Someone like PSG’s Adrien Rabiot could represent a solution. He seems to have the characteristics to replace Mikel Arteta. Yet, with quite a bit of defensive development needed and questions about his ego, especially at such a young age, he does not represent the safest bet to become what Arsenal need. Combine this with the fact that Rabiot would have to transition from a slower-paced league in France to one of the Top 3 leagues in the world, Rabiot would have to come at a cost relatively cheap to his potential value to Arsenal, to make up for the riskiness of the investment.
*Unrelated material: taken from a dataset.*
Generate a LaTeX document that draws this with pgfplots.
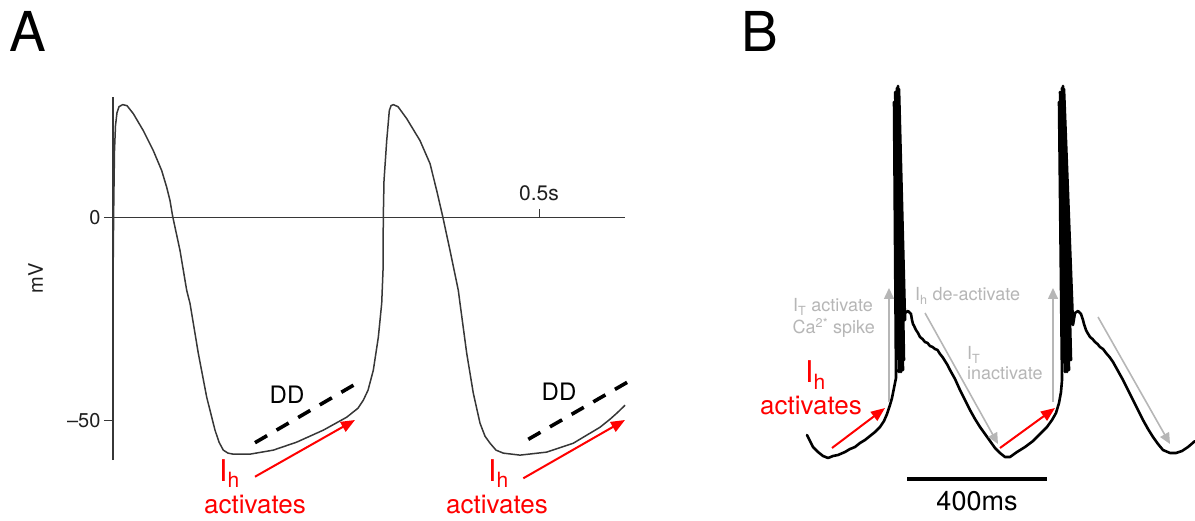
\documentclass[border=0pt]{standalone}
\usepackage{pgfplots}
\pgfplotsset{compat=1.18}
\usepackage{fontspec}
\setmainfont{TeX Gyre Heros}
\usetikzlibrary{arrows.meta}
\definecolor{trace}{RGB}{55,55,55}
\definecolor{lgray}{RGB}{182,182,182}
\definecolor{myred}{RGB}{255,0,0}
\newcommand\fs[1]{\fontsize{#1}{#1}\selectfont}

\begin{document}
\begin{tikzpicture}
\path[use as bounding box] (0,0) rectangle (1195pt,520pt);
% ---------------- Panel A ----------------
\begin{axis}[at={(113pt,60pt)}, anchor=south west, scale only axis,
  width=512pt, height=363pt,
  xmin=0, xmax=0.6005, ymin=-59.8, ymax=29.6,
  axis x line=none, axis y line=left,
  axis line style={-, line width=1.3pt, color=trace},
  ytick={-50,0}, yticklabels={–50,0}, tick align=outside, major tick length=9pt,
  y tick style={line width=1.3pt, color=trace},
  yticklabel style={font=\fs{20}, text=black!88},
  ylabel={mV},
  ylabel style={at={(axis description cs:-0.1367,0.5)}, anchor=south, inner sep=0pt,
    font=\fs{20}, text=black!88},
  clip=false]
\addplot[trace, line width=1.5pt, line join=round] coordinates {
(0,-18.8) (0.00035,-8.19) (0.00094,4.10) (0.00176,16.4) (0.00293,22.55)
(0.00469,25.75) (0.00704,27.22) (0.01138,27.72) (0.01642,27.47) (0.02381,25.5)
(0.03554,21.32) (0.04727,16.4) (0.05712,11.48) (0.06298,7.38) (0.06685,4.1)
(0.07002,0.17) (0.07858,-8.19) (0.08644,-18.02) (0.09031,-21.22) (0.10005,-33.52)
(0.10990,-44.34) (0.11964,-52.45) (0.12433,-55.4) (0.12937,-57.37) (0.13488,-58.11)
(0.14110,-58.36) (0.16069,-58.36) (0.18801,-57.37) (0.21546,-55.4) (0.24666,-52.45)
(0.27410,-49.26) (0.28736,-47.04) (0.29357,-45.08) (0.29909,-42.62) (0.30530,-37.7)
(0.31117,-29.59) (0.31515,-21.22) (0.31668,-13.1) (0.31703,0.17) (0.31785,9.02)
(0.32102,18.86) (0.32407,26.24) (0.32606,27.47) (0.32876,27.72) (0.33427,27.22)
(0.34448,24.27) (0.36008,18.86) (0.37180,13.2) (0.37966,6.56) (0.38670,0.17)
(0.39526,-8.19) (0.40500,-18.02) (0.40699,-21.22) (0.41485,-33.52) (0.42259,-43.36)
(0.43045,-50.74) (0.43631,-53.94) (0.44218,-55.66) (0.44921,-57.37) (0.45778,-58.11)
(0.47736,-58.6) (0.50868,-57.86) (0.53988,-55.66) (0.57120,-51.73) (0.58292,-49.76)
(0.59078,-48.29) (0.60052,-46.32)
};
% zero line and 0.5 s tick
\addplot[trace, line width=1.3pt] coordinates {(0,0) (0.6005,0)};
\addplot[trace, line width=1.3pt] coordinates {(0.5,0) (0.5,2.1)};
\end{axis}
% ---------------- Panel B ----------------
\begin{axis}[at={(800pt,50pt)}, anchor=south west, scale only axis,
  width=395pt, height=390pt, xmin=0, xmax=1128.57, ymin=0, ymax=390,
  hide axis, clip=false]
\addplot[black, line width=2.6pt, line join=round, line cap=round] coordinates {
(20.0,35) (28.6,29) (37.1,23) (51.4,18) (65.7,14) (80.0,12) (94.3,14) (108.6,15)
(128.6,18) (142.9,21) (157.1,23) (171.4,27) (185.7,30) (200.0,34) (214.3,38)
(228.6,43) (240.0,49) (248.6,56) (257.1,65) (262.9,72) (268.6,82) (274.3,92)
(268.6,368) (282.9,98) (272.0,378) (288.6,98) (277.1,382) (294.3,100) (280.0,384)
(297.1,110) (282.9,381) (300.0,150)
(300.0,157) (308.6,159) (317.1,156) (320.0,150) (322.9,146) (326.0,144) (331.4,140) (337.1,137) (342.9,133) (350.0,131) (357.1,128)
(364.3,127) (371.4,124) (378.6,123) (385.7,121) (392.9,120) (400.0,116) (407.1,113) (414.3,109) (421.4,105) (428.6,100) (442.9,91) (457.1,80)
(471.4,70) (485.7,60) (500.0,51) (514.3,43) (528.6,36) (542.9,29) (557.1,22)
(571.4,17) (585.7,13) (600.0,13) (620.0,18) (642.9,23) (665.7,29) (685.7,36)
(705.7,43) (720.0,50) (731.4,57) (740.0,67) (745.7,78) (748.6,90)
(740.0,368) (757.1,98) (742.9,378) (762.9,98) (748.6,382) (768.6,100) (751.4,384)
(774.3,110) (754.3,381) (780.0,145)
(785.7,157) (794.3,159) (802.9,156) (808.6,150) (811.4,146) (817.1,140) (820.0,138) (828.6,133) (835.7,131) (842.9,128)
(850.0,126) (857.1,123) (865.7,121) (874.3,117) (884.3,113) (894.3,108) (908.6,99) (922.9,90) (937.1,80) (951.4,70)
(965.7,60) (980.0,50) (994.3,41) (1008.6,33) (1022.9,26) (1037.1,20) (1057.1,17)
(1074.3,17) (1091.4,19) (1108.6,23) (1128.6,29)
};
\end{axis}
% ---------------- Annotations (pixel frame) ----------------
\begin{scope}[yshift=520pt, x=1pt, y=-1pt]
\node[anchor=base west, inner sep=0, font=\fs{55}] at (9,52) {A};
\node[anchor=base west, inner sep=0, font=\fs{55}] at (741,52) {B};
\node[anchor=base, inner sep=0, font=\fs{21}, text=black!88] at (539,200.7) {0.5s};
% DD lines
\draw[black, line width=3.6pt, dash pattern=on 14pt off 11pt] (255,442.7) -- (356.7,383.3);
\draw[black, line width=3.6pt, dash pattern=on 14pt off 11pt] (528.3,439.3) -- (630,380.7);
\node[font=\fs{24}] at (287,395) {DD};
\node[font=\fs{24}] at (559,392) {DD};
% red arrows panel A
\draw[myred, line width=2pt, -{Triangle[length=14pt,width=11pt]}] (255,476.7) -- (355,420);
\draw[myred, line width=2pt, -{Triangle[length=14pt,width=11pt]}] (523.3,478.3) -- (625,420);
\node[myred, anchor=base west, inner sep=0, font=\fs{30}] at (219,481) {I\textsubscript{h}};
\node[myred, anchor=base, inner sep=0, font=\fs{26}] at (255,513) {activates};
\node[myred, anchor=base west, inner sep=0, font=\fs{30}] at (488,481) {I\textsubscript{h}};
\node[myred, anchor=base, inner sep=0, font=\fs{26}] at (497,513) {activates};
% panel B arrows
\draw[lgray, line width=1.6pt, -{Triangle[length=11pt,width=10pt]}] (889,402) -- (889,288);
\draw[lgray, line width=1.6pt, -{Triangle[length=11pt,width=10pt]}] (1053,402) -- (1053,288);
\draw[lgray, line width=1.6pt, -{Triangle[length=11pt,width=10pt]}] (925,313) -- (998,444);
\draw[lgray, line width=1.6pt, -{Triangle[length=11pt,width=10pt]}] (1098,317) -- (1170,444);
\draw[myred, line width=2pt, -{Triangle[length=14pt,width=11pt]}] (832,448) -- (885,408);
\draw[myred, line width=2pt, -{Triangle[length=14pt,width=11pt]}] (1000,448) -- (1055,408);
% panel B texts
\node[lgray, anchor=base east, inner sep=0, font=\fs{18}] at (873,312) {I\textsubscript{T} activate};
\node[lgray, anchor=base east, inner sep=0, font=\fs{18}] at (875,334) {Ca\textsuperscript{2*} spike};
\node[lgray, anchor=base west, inner sep=0, font=\fs{18}] at (915,301) {I\textsubscript{h} de-activate};
\node[lgray, anchor=base west, inner sep=0, font=\fs{18}] at (967,360) {I\textsubscript{T}};
\node[lgray, anchor=base west, inner sep=0, font=\fs{18}] at (967,380) {inactivate};
\node[myred, anchor=base west, inner sep=0, font=\fs{30}] at (805,383) {I\textsubscript{h}};
\node[myred, anchor=base, inner sep=0, font=\fs{26}] at (811,414) {activates};
% scale bar
\draw[black, line width=4pt] (907,479) -- (1047,479);
\node[anchor=base, inner sep=0, font=\fs{27}] at (977,510) {400ms};
\end{scope}
\end{tikzpicture}
\end{document}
Maybe the best option is FC Augsburg’s Daniel Baier. A central midfielder who moved into the holding role in Augsburg’s 4-3-3, Baier is one of the few players who has excelled in the exact role that Arsenal are looking to upgrade. Last season, in the holding role, Baier registered 3.5 tackles per 90 minutes and 3.5 interceptions per 90 minutes, according to Statsbomb.com. He has the technical ability and intelligence to perform the role Arsenal need in possession, particularly in executing the right pass in the transition the side from defense to attack. However, he is only 5’8”, which would limit his ability to increase the physicality or aerial prowess of the Arsenal XI (though what he brings to the table seems more than enough to offset that). Also, and this speaks to a bigger problem at Arsenal, FC Augsburg have a much more coherent system of pressing, allowing Baier to properly plan his actions to make the plays he does. While Arsenal have shown some willingness to press, they have been inconsistent with their pressing and often not the cohesive unit a pressing side needs to be. On a team like Arsenal, all the positives of a player like Baier may not come to the surface, as the uncertainty of the how the players defend in front of him prevent him from planning a proper course of action.
Without a new holding midfielder, it seems unlikely that Arsenal will enter that tier of the best clubs in Europe. With this insistence on the 4-1-4-1, the need to upgrade the position only increases. And even if they find the right man to upgrade that role, Arsenal may need to also fix their structural issues, particularly their lack of counter-pressing, to function properly in this new system. Without that, purchasing a player like Sergio Busquets would not prove sufficient for Arsenal to consistently compete for the highest honors.